Importance of Data Preprocessing

Data preprocessing is a critical step in the machine learning pipeline. It involves cleaning and transforming raw data to improve the quality and performance of a model. Proper preprocessing ensures that the data is consistent, relevant, and ready for analysis.

Why Preprocess Data?

  • Consistency: Handle missing values and outliers to ensure the dataset is uniform.
  • Relevance: Select and engineer features that are most relevant to the problem.
  • Efficiency: Normalize or scale data to improve model convergence and performance.

Common Data Preprocessing Techniques

Handling Missing Values

Missing data can lead to incorrect model predictions. Common strategies include:

  • Removal: Discard rows or columns with missing values.
  • Imputation: Replace missing values with mean, median, mode, or other values.
  • Interpolation: Estimate missing values based on other data points.

Scaling and Normalization

Different features may have different scales, which can affect model performance. Common techniques include:

  • Min-Max Scaling: Scales data to a fixed range, typically [0, 1].
  • Standardization: Centers data around the mean with a unit standard deviation.

Splitting Data

Split the dataset into training and testing sets to evaluate model performance. Common splits are:

  • Training Set: Used to train the model.
  • Testing Set: Used to evaluate the model's performance.

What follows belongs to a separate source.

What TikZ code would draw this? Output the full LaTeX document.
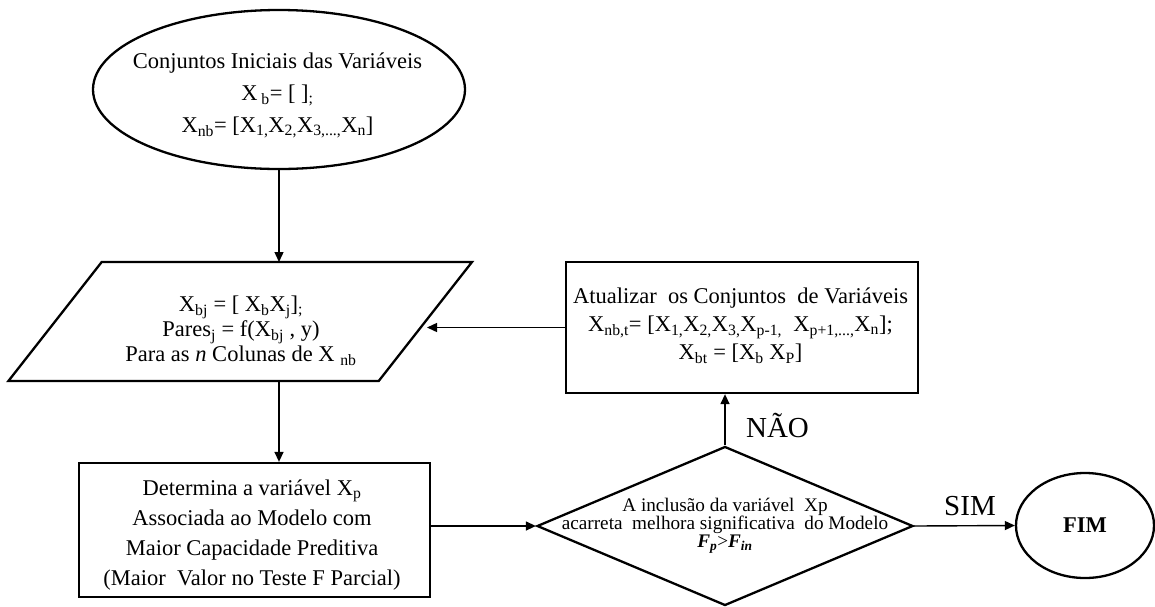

If you train your model on all of the data you have available it will memorize your data but not make accurate predictions. Try to follow the 80%(training) 20%(testing) rule.

Practical Example: Student Performance

Loading the Data

Our typical approach to CSV files up to this point has been strictly oriented to python csv and it works well, but when we are working with data there is definitely a more efficient way to communicate with these files and extract each row as a tensor.

Utilizing Pandas to read csv files

Let's make sure we have Pandas installed within our Python Virtual Environment.

  pip install pandas

Now that we have Pandas available within our Python venv, we can utilize it within Jupyter Notebook to work with our csv data.

import pandas as pd
# Load the dataset
data = pd.read_csv('./resources/student_performance.csv')
print(data) 

You can see how our data is being analyzed and printed onto our JupyterNotebook file almost as if it were the return statement of an SQL query. Well, just like in SQL we can select specific columns utilizing the header of the column we want to grab.

data['<header'] # grabs a column
data.iloc[<num_row>] #grabs the row matching said num
data.iloc[<from_row>:<to_row>] # returns a slice of rows

We will see a couple of other methods Pandas has to offer when handling data.

Handle Missing Values

First lets determine how many values are null and this could help us decide how to handle our null values.

# Check for missing values
print(data.isnull().sum())

If there were a considerable amount of missing data, we may want to utilize imputation by replacing the null values by the mean of the column.

# Impute missing values with the mean of each column
data.fillna(data.mean(), inplace=True)
Scale/Normalize our Data

Unfortunately, Pandas doesn't have this capability easily built in. Instead we will utilize a tool from scikit-learn to standardize and scale our data.

from sklearn.preprocessing import StandardScaler

# Select features and target
features = data.drop('StudentID', axis=1)
features = features.drop("GradeClass", axis=1)
labels = data["GradeClass"].astype(int)

# Standardize the features
scaler = StandardScaler()
scaled_features = scaler.fit_transform(features)
Splitting Data and Placing it within Tensors

Split the dataset into training and testing sets.

from sklearn.model_selection import train_test_split

# Split the data
training_f, testing_f, training_l, testing_l = train_test_split(scaled_features, labels, test_size=0.2, random_state=42) #[training_f, testing_f, training_l, testing_l]

Lets take some time and break down the command above:

  • scaled_features: This is typically a 2D array or DataFrame containing the features (independent variables) that you want to use for training your model. target: This is usually a 1D array or Series containing the labels or targets (dependent variables) corresponding to the features.
  • test_size=0.2: This specifies the proportion of the dataset to include in the test split. In this case, 20% of the data will be used for testing, while 80% will be used for training.
  • random_state=42: This sets a seed for the random number generator. By specifying a random_state, you ensure that the split is reproducible; you'll get the same split every time you run the code.
# Convert to PyTorch tensors
training_f = tensor(training_f, dtype=torch.float32)
testing_f = tensor(testing_f, dtype=torch.float32)
training_l = tensor(training_l.to_numpy(), dtype=torch.long) # long = whole numbers
testing_l = tensor(testing_l.to_numpy(), dtype=torch.long)

Creating DataSets

To begin, we need to structure our data for efficient loading and batching. PyTorch provides the Dataset and DataLoader classes to facilitate this process. Here's how we can create datasets from our preprocessed data and use data loaders to handle batching:

from torch.utils.data import DataLoader, TensorDataset

# Create TensorDatasets
training_dataset = TensorDataset(training_f, training_l) # aligns features and labels
testing_dataset = TensorDataset(testing_f, testing_l)

# Create DataLoaders
training_loader = DataLoader(training_dataset, batch_size=32, shuffle=True)
testing_loader = DataLoader(testing_dataset, batch_size=32, shuffle=True)
  • TensorDataset : Creates a tensor of 2 indexed tensors
  • index 0: holds the features for said sample
  • index 1: holds the label for said sample

python [ [[features], [labels]], [[features], [labels]], [[features], [labels]], ]

  • DataLoader : Creates an iterable object that takes in the original TensorDataset and "shuffles" the nested samples every time it's called.